Provided material:
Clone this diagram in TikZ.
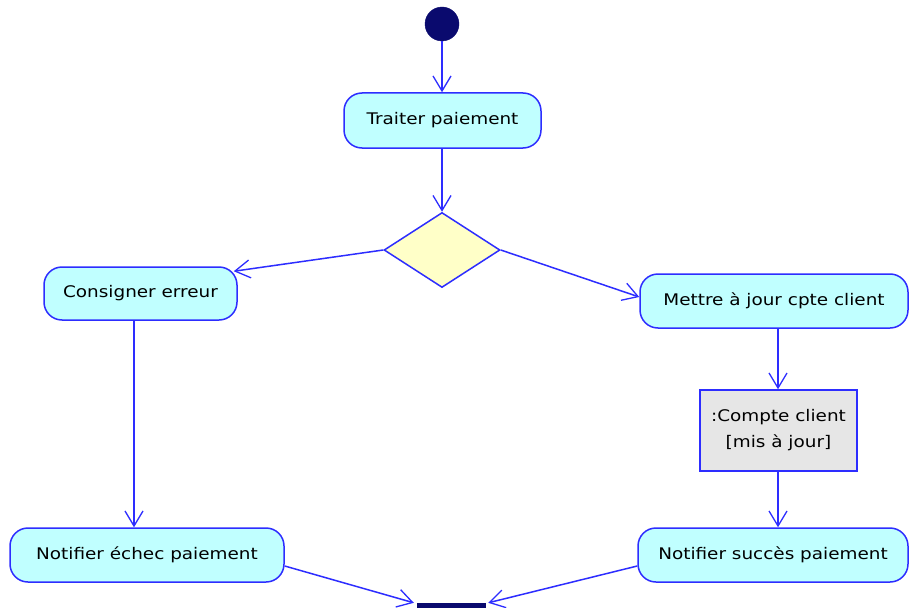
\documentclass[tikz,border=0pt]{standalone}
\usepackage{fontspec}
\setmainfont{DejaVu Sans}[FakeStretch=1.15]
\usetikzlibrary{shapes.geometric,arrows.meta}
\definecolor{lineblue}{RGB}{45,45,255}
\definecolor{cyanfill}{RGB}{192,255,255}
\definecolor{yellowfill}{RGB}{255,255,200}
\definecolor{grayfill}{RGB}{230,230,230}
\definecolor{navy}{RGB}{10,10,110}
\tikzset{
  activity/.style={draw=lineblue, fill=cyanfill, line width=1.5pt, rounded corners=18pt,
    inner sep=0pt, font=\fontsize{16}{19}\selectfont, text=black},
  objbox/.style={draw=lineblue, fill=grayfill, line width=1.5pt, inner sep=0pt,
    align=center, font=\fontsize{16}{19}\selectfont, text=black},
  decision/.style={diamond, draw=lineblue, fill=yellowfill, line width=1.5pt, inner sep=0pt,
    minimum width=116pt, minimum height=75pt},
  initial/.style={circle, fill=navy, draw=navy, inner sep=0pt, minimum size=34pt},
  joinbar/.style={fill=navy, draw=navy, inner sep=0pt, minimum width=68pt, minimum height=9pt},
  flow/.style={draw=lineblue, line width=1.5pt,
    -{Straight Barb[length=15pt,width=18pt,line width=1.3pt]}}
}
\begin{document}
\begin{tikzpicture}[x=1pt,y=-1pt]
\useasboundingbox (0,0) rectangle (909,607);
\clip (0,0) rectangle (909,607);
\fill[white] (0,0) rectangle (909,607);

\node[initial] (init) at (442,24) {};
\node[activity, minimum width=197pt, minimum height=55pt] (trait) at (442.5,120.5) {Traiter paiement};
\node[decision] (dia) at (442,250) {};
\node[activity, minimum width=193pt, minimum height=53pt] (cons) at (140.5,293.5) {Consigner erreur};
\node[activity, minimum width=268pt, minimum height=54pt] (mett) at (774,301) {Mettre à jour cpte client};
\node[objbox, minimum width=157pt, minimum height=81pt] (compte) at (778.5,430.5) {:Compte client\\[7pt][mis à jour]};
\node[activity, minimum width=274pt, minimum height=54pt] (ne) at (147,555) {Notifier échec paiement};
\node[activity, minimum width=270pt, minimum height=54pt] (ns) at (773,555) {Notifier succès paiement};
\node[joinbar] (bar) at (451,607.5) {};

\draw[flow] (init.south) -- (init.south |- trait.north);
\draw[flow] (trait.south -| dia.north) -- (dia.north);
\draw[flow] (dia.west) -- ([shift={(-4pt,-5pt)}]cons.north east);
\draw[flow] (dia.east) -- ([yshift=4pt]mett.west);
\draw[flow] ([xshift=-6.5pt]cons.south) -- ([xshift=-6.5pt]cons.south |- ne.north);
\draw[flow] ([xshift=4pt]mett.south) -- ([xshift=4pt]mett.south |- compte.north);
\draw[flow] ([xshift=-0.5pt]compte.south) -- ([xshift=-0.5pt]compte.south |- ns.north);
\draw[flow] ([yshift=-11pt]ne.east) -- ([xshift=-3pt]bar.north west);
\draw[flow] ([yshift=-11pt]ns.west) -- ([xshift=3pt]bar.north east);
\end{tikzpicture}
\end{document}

Task brief: Repeat the lines above exactly, and keep every picture out.

Response:
Clone this diagram in TikZ.
\documentclass[tikz,border=0pt]{standalone}
\usepackage{fontspec}
\setmainfont{DejaVu Sans}[FakeStretch=1.15]
\usetikzlibrary{shapes.geometric,arrows.meta}
\definecolor{lineblue}{RGB}{45,45,255}
\definecolor{cyanfill}{RGB}{192,255,255}
\definecolor{yellowfill}{RGB}{255,255,200}
\definecolor{grayfill}{RGB}{230,230,230}
\definecolor{navy}{RGB}{10,10,110}
\tikzset{
  activity/.style={draw=lineblue, fill=cyanfill, line width=1.5pt, rounded corners=18pt,
    inner sep=0pt, font=\fontsize{16}{19}\selectfont, text=black},
  objbox/.style={draw=lineblue, fill=grayfill, line width=1.5pt, inner sep=0pt,
    align=center, font=\fontsize{16}{19}\selectfont, text=black},
  decision/.style={diamond, draw=lineblue, fill=yellowfill, line width=1.5pt, inner sep=0pt,
    minimum width=116pt, minimum height=75pt},
  initial/.style={circle, fill=navy, draw=navy, inner sep=0pt, minimum size=34pt},
  joinbar/.style={fill=navy, draw=navy, inner sep=0pt, minimum width=68pt, minimum height=9pt},
  flow/.style={draw=lineblue, line width=1.5pt,
    -{Straight Barb[length=15pt,width=18pt,line width=1.3pt]}}
}
\begin{document}
\begin{tikzpicture}[x=1pt,y=-1pt]
\useasboundingbox (0,0) rectangle (909,607);
\clip (0,0) rectangle (909,607);
\fill[white] (0,0) rectangle (909,607);

\node[initial] (init) at (442,24) {};
\node[activity, minimum width=197pt, minimum height=55pt] (trait) at (442.5,120.5) {Traiter paiement};
\node[decision] (dia) at (442,250) {};
\node[activity, minimum width=193pt, minimum height=53pt] (cons) at (140.5,293.5) {Consigner erreur};
\node[activity, minimum width=268pt, minimum height=54pt] (mett) at (774,301) {Mettre à jour cpte client};
\node[objbox, minimum width=157pt, minimum height=81pt] (compte) at (778.5,430.5) {:Compte client\\[7pt][mis à jour]};
\node[activity, minimum width=274pt, minimum height=54pt] (ne) at (147,555) {Notifier échec paiement};
\node[activity, minimum width=270pt, minimum height=54pt] (ns) at (773,555) {Notifier succès paiement};
\node[joinbar] (bar) at (451,607.5) {};

\draw[flow] (init.south) -- (init.south |- trait.north);
\draw[flow] (trait.south -| dia.north) -- (dia.north);
\draw[flow] (dia.west) -- ([shift={(-4pt,-5pt)}]cons.north east);
\draw[flow] (dia.east) -- ([yshift=4pt]mett.west);
\draw[flow] ([xshift=-6.5pt]cons.south) -- ([xshift=-6.5pt]cons.south |- ne.north);
\draw[flow] ([xshift=4pt]mett.south) -- ([xshift=4pt]mett.south |- compte.north);
\draw[flow] ([xshift=-0.5pt]compte.south) -- ([xshift=-0.5pt]compte.south |- ns.north);
\draw[flow] ([yshift=-11pt]ne.east) -- ([xshift=-3pt]bar.north west);
\draw[flow] ([yshift=-11pt]ns.west) -- ([xshift=3pt]bar.north east);
\end{tikzpicture}
\end{document}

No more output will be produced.